No one who marched across Tibet with Shebby in 1933 will ever forget his perpetual good temper, complete imperturbability and remarkable knowledge of natural history. His control over the porters was complete and unquestioned and invariably friendly. They loved him as a father. Though already too old to go high on Everest, he was the toughest member of the party. Physical discomfort was not withstood: it was ignored. I don't think he ever felt uncomfortable. He had a wonderful sense of humour which, although always kindly, delighted in ‘deblimping’ It is said that on one journey to India in a P. & O. liner, in which in those days social customs were as strict as in any vessel of the Royal Navy or any Royal Court, Shebby appeared at dinner in a khaki shirt and shorts and a pair of gym shoes. Summoned before the captain next morning he unsmilingly apologized. That evening he was the first down to dinner, clad in tails, white waistcoat and white tie. It was only when, having arrived first, he left first, that the other passengers realized that he was still wearing shorts and gym shoes. The captain gave in.
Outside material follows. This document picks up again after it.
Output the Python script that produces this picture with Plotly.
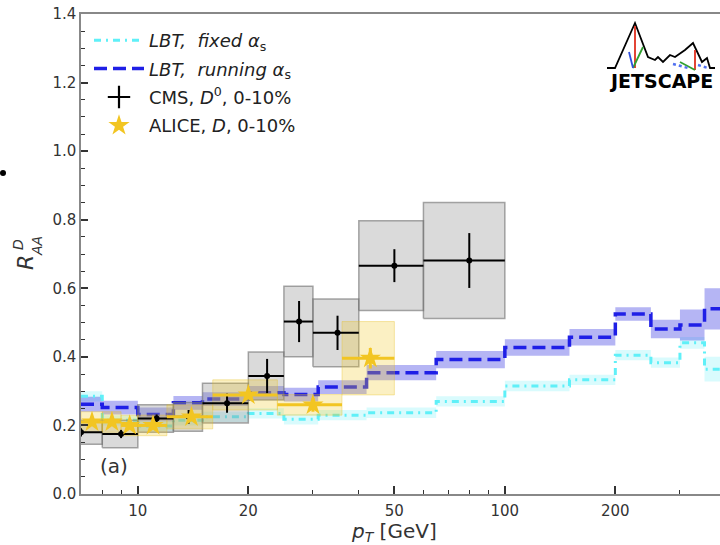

He seemed to those who continued to see him after the last war that he had been unchanged by his terrible experiences as a prisoner of war in Japanese hands. One would have expected that to so free a spirit confinement only would have been intolerable. Yet he was still calm, humorous and unperturbed. He drifted quietly into old age and, still mentally and physically well, literally fell asleep in his own garden chair.

Dr. K. Biswas, Editor, Himalayan Journal, writes:

I came in contact with E. O. Shebbeare during the early part of my tenure of service in the then Royal Botanic Garden, Calcutta, along with the late Captain Kingdon Ward. My acquaintance with him ripened into great intimacy for our common interest in the study of the flora of Bengal with special relation to the vegetation of the Terai and Duars and the plants of Darjeeling and Sikkim Himalayas. In fact, in his publication of the floristic studies of the then undivided Bengal I had the privilege of identifying many of the plants collected by him and furnishing him with necessary information on their systematic aspect during the preparation of his comprehensive forest flora of Bengal. This is a valuable contribution towards our knowledge of Bengal plants written by him after the publication of the book on ‘Bengal Plants' by Sir David Prain in 1901-3. He was not only a botanist of a high order but equally a good ornithologist and naturalist.

I am in full agreement with what has been stated above about his character and personality by Mr. Birnie and Dr. Greene. His was a character by itself-fearless but amiable, enduring all who came in contact with him, simple due to his constant association with natural surroundings of the forest. Once he told me a little story which proved his great courage. He was strolling on a February day in the fog near Sukna forest. He climbed up the side of the road emerging out of the tall grasses and landed himself face to face with a huge tiger sitting on the road only 5/6 feet away. He was as composed as ever and stood still. The tiger stood up, watched his old friend, as he used to say, and moved away wagging his tail.

In Shebbeare's demise Bengal has lost an experienced forest officer who set up a tradition in the forest service by his pioneering work in those days in the development of forestry, not only in Bengal but in India also.